Stated problem -> Copy the data that follows exactly. Include no pictures.

Information shown ->
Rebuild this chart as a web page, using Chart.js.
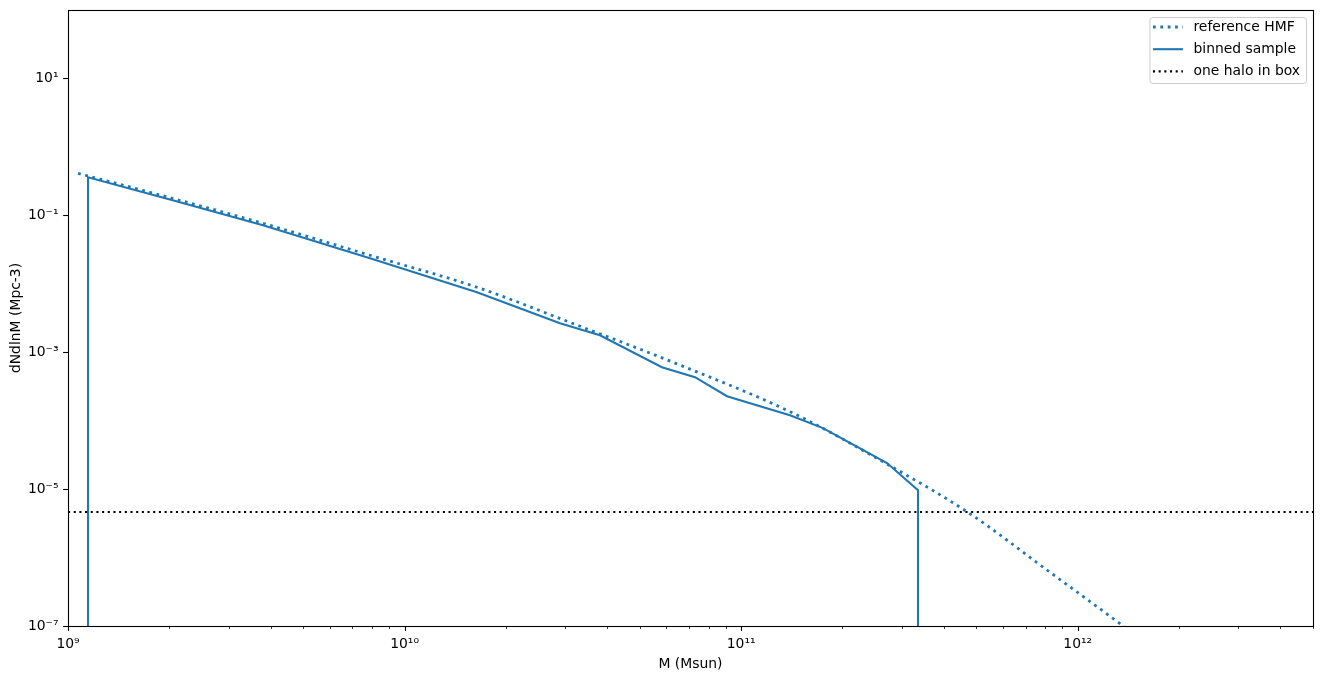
<!DOCTYPE html>
<html>
<head>
<meta charset="utf-8">
<script src="https://cdn.jsdelivr.net/npm/chart.js@4.4.0/dist/chart.umd.min.js"></script>
<style>
    body { margin: 0; background: #fff; }
    #contenedor { width: 1322px; height: 683px; }
</style>
</head>
<body>
<div id="contenedor"><canvas id="graficoHMF" width="1322" height="683"></canvas></div>
<script>
// reference HMF
const refMasa = [1.071e9, 1.752e9, 3.796e9, 7.89e9, 1.641e10, 3.208e10, 6.272e10, 1.425e11, 2.712e11, 4.752e11, 8.27e11, 1.317e12, 2.012e12];
const refDn = [0.41, 0.217, 0.0764, 0.0261, 0.00889, 2.56e-3, 7.14e-4, 1.29e-4, 2.32e-5, 4.47e-6, 6.1e-7, 1.14e-7, 2.4e-8];

// binned sample (zero outside the sampled range, drawn off the bottom)
const binMasa = [1.147e9, 1.147e9, 2.009e9, 3.796e9, 7.89e9, 1.641e10, 2.895e10, 3.806e10, 5.816e10, 7.291e10, 9.076e10, 1.396e11, 1.75e11, 2.712e11, 3.353e11, 3.353e11];
const binDn = [1e-12, 0.359, 0.171, 0.0714, 0.0236, 7.52e-3, 2.65e-3, 1.77e-3, 6.04e-4, 4.32e-4, 2.28e-4, 1.20e-4, 7.78e-5, 2.40e-5, 9.66e-6, 1e-12];

// one halo in box
const unHalo = 4.63e-6;

const xMin = 1e9, xMax = 5e12;
const yMin = 1e-7, yMax = 1e2;
const xMayores = [1e9, 1e10, 1e11, 1e12];
const yMayores = [1e-7, 1e-5, 1e-3, 1e-1, 1e1];

const azul = '#1f77b4';
const fuente = { family: 'DejaVu Sans', size: 13.9 };

function xMenores() {
    const lista = [];
    for (let d = 9; d <= 12; d++) {
        for (let k = 2; k <= 9; k++) {
            const v = k * Math.pow(10, d);
            if (v <= xMax) lista.push(v);
        }
    }
    return lista;
}

const sup = { '0': '⁰', '1': '¹', '2': '²', '3': '³', '4': '⁴', '5': '⁵', '6': '⁶', '7': '⁷', '8': '⁸', '9': '⁹', '-': '⁻' };
function etiqueta(v) {
    const e = Math.round(Math.log10(v));
    return '10' + String(e).split('').map(c => sup[c]).join('');
}
function esMayor(lista, v) {
    return lista.some(m => Math.abs(m - v) / m < 1e-9);
}

function puntos(xs, ys) {
    return xs.map((x, i) => ({ x: x, y: ys[i] }));
}

const marco = {
    id: 'marco',
    afterDatasetsDraw(chart) {
        const { ctx, chartArea: a, scales } = chart;
        ctx.save();
        ctx.strokeStyle = '#000';

        // tick marks
        scales.x.ticks.forEach(t => {
            const px = Math.round(scales.x.getPixelForValue(t.value)) + 0.5;
            const mayor = esMayor(xMayores, t.value);
            ctx.lineWidth = mayor ? 1.1 : 0.85;
            ctx.beginPath();
            ctx.moveTo(px, a.bottom);
            ctx.lineTo(px, a.bottom + (mayor ? 4.9 : 2.8));
            ctx.stroke();
        });
        scales.y.ticks.forEach(t => {
            const py = Math.round(scales.y.getPixelForValue(t.value)) + 0.5;
            ctx.lineWidth = 1.1;
            ctx.beginPath();
            ctx.moveTo(a.left, py);
            ctx.lineTo(a.left - 4.9, py);
            ctx.stroke();
        });

        // frame
        ctx.lineWidth = 1.1;
        ctx.strokeRect(Math.round(a.left) + 0.5, Math.round(a.top) + 0.5, Math.round(a.right - a.left), Math.round(a.bottom - a.top));

        // legend
        ctx.font = fuente.size + 'px "' + fuente.family + '"';
        const sets = chart.data.datasets;
        const anchoTexto = Math.max(...sets.map(d => ctx.measureText(d.label).width));
        const ancho = 44 + anchoTexto + 6;
        const derecha = a.right - 7;
        const izq = derecha - ancho;
        const arriba = a.top + 7;
        const alto = 66;
        ctx.beginPath();
        ctx.roundRect(izq + 0.5, arriba + 0.5, ancho, alto, 3);
        ctx.fillStyle = 'rgba(255,255,255,0.8)';
        ctx.fill();
        ctx.strokeStyle = '#cccccc';
        ctx.lineWidth = 1;
        ctx.stroke();

        sets.forEach((d, i) => {
            const cy = arriba + 10 + i * 22.2;
            ctx.beginPath();
            ctx.strokeStyle = d.borderColor;
            ctx.lineWidth = d.borderWidth;
            ctx.lineCap = 'butt';
            ctx.setLineDash(d.borderDash || []);
            ctx.moveTo(izq + 3.5, cy);
            ctx.lineTo(izq + 33.5, cy);
            ctx.stroke();
            ctx.setLineDash([]);
            ctx.fillStyle = '#000';
            ctx.textBaseline = 'middle';
            ctx.textAlign = 'left';
            ctx.fillText(d.label, izq + 44, cy);
        });
        ctx.restore();
    }
};

const ctx = document.getElementById('graficoHMF').getContext('2d');
new Chart(ctx, {
    type: 'scatter',
    data: {
        datasets: [{
            label: 'reference HMF',
            data: puntos(refMasa, refDn),
            showLine: true,
            borderColor: azul,
            borderWidth: 2.78,
            borderDash: [2.78, 4.59],
            pointRadius: 0,
            cubicInterpolationMode: 'monotone',
            clip: 0,
            order: 3
        }, {
            label: 'binned sample',
            data: puntos(binMasa, binDn),
            showLine: true,
            borderColor: azul,
            borderWidth: 2.08,
            pointRadius: 0,
            clip: 0,
            order: 2
        }, {
            label: 'one halo in box',
            data: puntos([xMin, xMax], [unHalo, unHalo]),
            showLine: true,
            borderColor: '#000000',
            borderWidth: 2.08,
            borderDash: [2.08, 3.6],
            pointRadius: 0,
            clip: 0,
            order: 1
        }]
    },
    options: {
        responsive: false,
        animation: false,
        devicePixelRatio: 1,
        events: [],
        layout: { padding: { top: 10, right: 9, left: 0, bottom: 0 } },
        plugins: {
            legend: { display: false },
            tooltip: { enabled: false }
        },
        scales: {
            x: {
                type: 'logarithmic',
                position: 'bottom',
                min: xMin,
                max: xMax,
                grid: { display: false, drawTicks: false },
                border: { display: false },
                afterBuildTicks: (scale) => {
                    scale.ticks = xMayores.concat(xMenores()).sort((a, b) => a - b).map(v => ({ value: v }));
                },
                afterFit: (scale) => {
                    scale.height = 57;
                    scale.paddingLeft = 0;
                    scale.paddingRight = 0;
                },
                ticks: {
                    autoSkip: false,
                    maxRotation: 0,
                    padding: 10,
                    color: '#000',
                    font: fuente,
                    callback: (v) => esMayor(xMayores, v) ? etiqueta(v) : ''
                },
                title: {
                    display: true,
                    text: 'M (Msun)',
                    color: '#000',
                    font: fuente,
                    padding: { top: 0, bottom: 10 }
                }
            },
            y: {
                type: 'logarithmic',
                position: 'left',
                min: yMin,
                max: yMax,
                grid: { display: false, drawTicks: false },
                border: { display: false },
                afterBuildTicks: (scale) => {
                    scale.ticks = yMayores.map(v => ({ value: v }));
                },
                afterFit: (scale) => {
                    scale.width = 68;
                    scale.paddingTop = 0;
                    scale.paddingBottom = 0;
                },
                ticks: {
                    autoSkip: false,
                    padding: 9.5,
                    color: '#000',
                    font: fuente,
                    callback: (v) => etiqueta(v)
                },
                title: {
                    display: true,
                    text: 'dNdlnM (Mpc-3)',
                    color: '#000',
                    font: fuente,
                    padding: { top: 8, bottom: 0 }
                }
            }
        }
    },
    plugins: [marco]
});
</script>
</body>
</html>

Solution to the exercise ->
Rebuild this chart as a web page, using Chart.js.
<!DOCTYPE html>
<html>
<head>
<meta charset="utf-8">
<script src="https://cdn.jsdelivr.net/npm/chart.js@4.4.0/dist/chart.umd.min.js"></script>
<style>
    body { margin: 0; background: #fff; }
    #contenedor { width: 1322px; height: 683px; }
</style>
</head>
<body>
<div id="contenedor"><canvas id="graficoHMF" width="1322" height="683"></canvas></div>
<script>
// reference HMF
const refMasa = [1.071e9, 1.752e9, 3.796e9, 7.89e9, 1.641e10, 3.208e10, 6.272e10, 1.425e11, 2.712e11, 4.752e11, 8.27e11, 1.317e12, 2.012e12];
const refDn = [0.41, 0.217, 0.0764, 0.0261, 0.00889, 2.56e-3, 7.14e-4, 1.29e-4, 2.32e-5, 4.47e-6, 6.1e-7, 1.14e-7, 2.4e-8];

// binned sample (zero outside the sampled range, drawn off the bottom)
const binMasa = [1.147e9, 1.147e9, 2.009e9, 3.796e9, 7.89e9, 1.641e10, 2.895e10, 3.806e10, 5.816e10, 7.291e10, 9.076e10, 1.396e11, 1.75e11, 2.712e11, 3.353e11, 3.353e11];
const binDn = [1e-12, 0.359, 0.171, 0.0714, 0.0236, 7.52e-3, 2.65e-3, 1.77e-3, 6.04e-4, 4.32e-4, 2.28e-4, 1.20e-4, 7.78e-5, 2.40e-5, 9.66e-6, 1e-12];

// one halo in box
const unHalo = 4.63e-6;

const xMin = 1e9, xMax = 5e12;
const yMin = 1e-7, yMax = 1e2;
const xMayores = [1e9, 1e10, 1e11, 1e12];
const yMayores = [1e-7, 1e-5, 1e-3, 1e-1, 1e1];

const azul = '#1f77b4';
const fuente = { family: 'DejaVu Sans', size: 13.9 };

function xMenores() {
    const lista = [];
    for (let d = 9; d <= 12; d++) {
        for (let k = 2; k <= 9; k++) {
            const v = k * Math.pow(10, d);
            if (v <= xMax) lista.push(v);
        }
    }
    return lista;
}

const sup = { '0': '⁰', '1': '¹', '2': '²', '3': '³', '4': '⁴', '5': '⁵', '6': '⁶', '7': '⁷', '8': '⁸', '9': '⁹', '-': '⁻' };
function etiqueta(v) {
    const e = Math.round(Math.log10(v));
    return '10' + String(e).split('').map(c => sup[c]).join('');
}
function esMayor(lista, v) {
    return lista.some(m => Math.abs(m - v) / m < 1e-9);
}

function puntos(xs, ys) {
    return xs.map((x, i) => ({ x: x, y: ys[i] }));
}

const marco = {
    id: 'marco',
    afterDatasetsDraw(chart) {
        const { ctx, chartArea: a, scales } = chart;
        ctx.save();
        ctx.strokeStyle = '#000';

        // tick marks
        scales.x.ticks.forEach(t => {
            const px = Math.round(scales.x.getPixelForValue(t.value)) + 0.5;
            const mayor = esMayor(xMayores, t.value);
            ctx.lineWidth = mayor ? 1.1 : 0.85;
            ctx.beginPath();
            ctx.moveTo(px, a.bottom);
            ctx.lineTo(px, a.bottom + (mayor ? 4.9 : 2.8));
            ctx.stroke();
        });
        scales.y.ticks.forEach(t => {
            const py = Math.round(scales.y.getPixelForValue(t.value)) + 0.5;
            ctx.lineWidth = 1.1;
            ctx.beginPath();
            ctx.moveTo(a.left, py);
            ctx.lineTo(a.left - 4.9, py);
            ctx.stroke();
        });

        // frame
        ctx.lineWidth = 1.1;
        ctx.strokeRect(Math.round(a.left) + 0.5, Math.round(a.top) + 0.5, Math.round(a.right - a.left), Math.round(a.bottom - a.top));

        // legend
        ctx.font = fuente.size + 'px "' + fuente.family + '"';
        const sets = chart.data.datasets;
        const anchoTexto = Math.max(...sets.map(d => ctx.measureText(d.label).width));
        const ancho = 44 + anchoTexto + 6;
        const derecha = a.right - 7;
        const izq = derecha - ancho;
        const arriba = a.top + 7;
        const alto = 66;
        ctx.beginPath();
        ctx.roundRect(izq + 0.5, arriba + 0.5, ancho, alto, 3);
        ctx.fillStyle = 'rgba(255,255,255,0.8)';
        ctx.fill();
        ctx.strokeStyle = '#cccccc';
        ctx.lineWidth = 1;
        ctx.stroke();

        sets.forEach((d, i) => {
            const cy = arriba + 10 + i * 22.2;
            ctx.beginPath();
            ctx.strokeStyle = d.borderColor;
            ctx.lineWidth = d.borderWidth;
            ctx.lineCap = 'butt';
            ctx.setLineDash(d.borderDash || []);
            ctx.moveTo(izq + 3.5, cy);
            ctx.lineTo(izq + 33.5, cy);
            ctx.stroke();
            ctx.setLineDash([]);
            ctx.fillStyle = '#000';
            ctx.textBaseline = 'middle';
            ctx.textAlign = 'left';
            ctx.fillText(d.label, izq + 44, cy);
        });
        ctx.restore();
    }
};

const ctx = document.getElementById('graficoHMF').getContext('2d');
new Chart(ctx, {
    type: 'scatter',
    data: {
        datasets: [{
            label: 'reference HMF',
            data: puntos(refMasa, refDn),
            showLine: true,
            borderColor: azul,
            borderWidth: 2.78,
            borderDash: [2.78, 4.59],
            pointRadius: 0,
            cubicInterpolationMode: 'monotone',
            clip: 0,
            order: 3
        }, {
            label: 'binned sample',
            data: puntos(binMasa, binDn),
            showLine: true,
            borderColor: azul,
            borderWidth: 2.08,
            pointRadius: 0,
            clip: 0,
            order: 2
        }, {
            label: 'one halo in box',
            data: puntos([xMin, xMax], [unHalo, unHalo]),
            showLine: true,
            borderColor: '#000000',
            borderWidth: 2.08,
            borderDash: [2.08, 3.6],
            pointRadius: 0,
            clip: 0,
            order: 1
        }]
    },
    options: {
        responsive: false,
        animation: false,
        devicePixelRatio: 1,
        events: [],
        layout: { padding: { top: 10, right: 9, left: 0, bottom: 0 } },
        plugins: {
            legend: { display: false },
            tooltip: { enabled: false }
        },
        scales: {
            x: {
                type: 'logarithmic',
                position: 'bottom',
                min: xMin,
                max: xMax,
                grid: { display: false, drawTicks: false },
                border: { display: false },
                afterBuildTicks: (scale) => {
                    scale.ticks = xMayores.concat(xMenores()).sort((a, b) => a - b).map(v => ({ value: v }));
                },
                afterFit: (scale) => {
                    scale.height = 57;
                    scale.paddingLeft = 0;
                    scale.paddingRight = 0;
                },
                ticks: {
                    autoSkip: false,
                    maxRotation: 0,
                    padding: 10,
                    color: '#000',
                    font: fuente,
                    callback: (v) => esMayor(xMayores, v) ? etiqueta(v) : ''
                },
                title: {
                    display: true,
                    text: 'M (Msun)',
                    color: '#000',
                    font: fuente,
                    padding: { top: 0, bottom: 10 }
                }
            },
            y: {
                type: 'logarithmic',
                position: 'left',
                min: yMin,
                max: yMax,
                grid: { display: false, drawTicks: false },
                border: { display: false },
                afterBuildTicks: (scale) => {
                    scale.ticks = yMayores.map(v => ({ value: v }));
                },
                afterFit: (scale) => {
                    scale.width = 68;
                    scale.paddingTop = 0;
                    scale.paddingBottom = 0;
                },
                ticks: {
                    autoSkip: false,
                    padding: 9.5,
                    color: '#000',
                    font: fuente,
                    callback: (v) => etiqueta(v)
                },
                title: {
                    display: true,
                    text: 'dNdlnM (Mpc-3)',
                    color: '#000',
                    font: fuente,
                    padding: { top: 8, bottom: 0 }
                }
            }
        }
    },
    plugins: [marco]
});
</script>
</body>
</html>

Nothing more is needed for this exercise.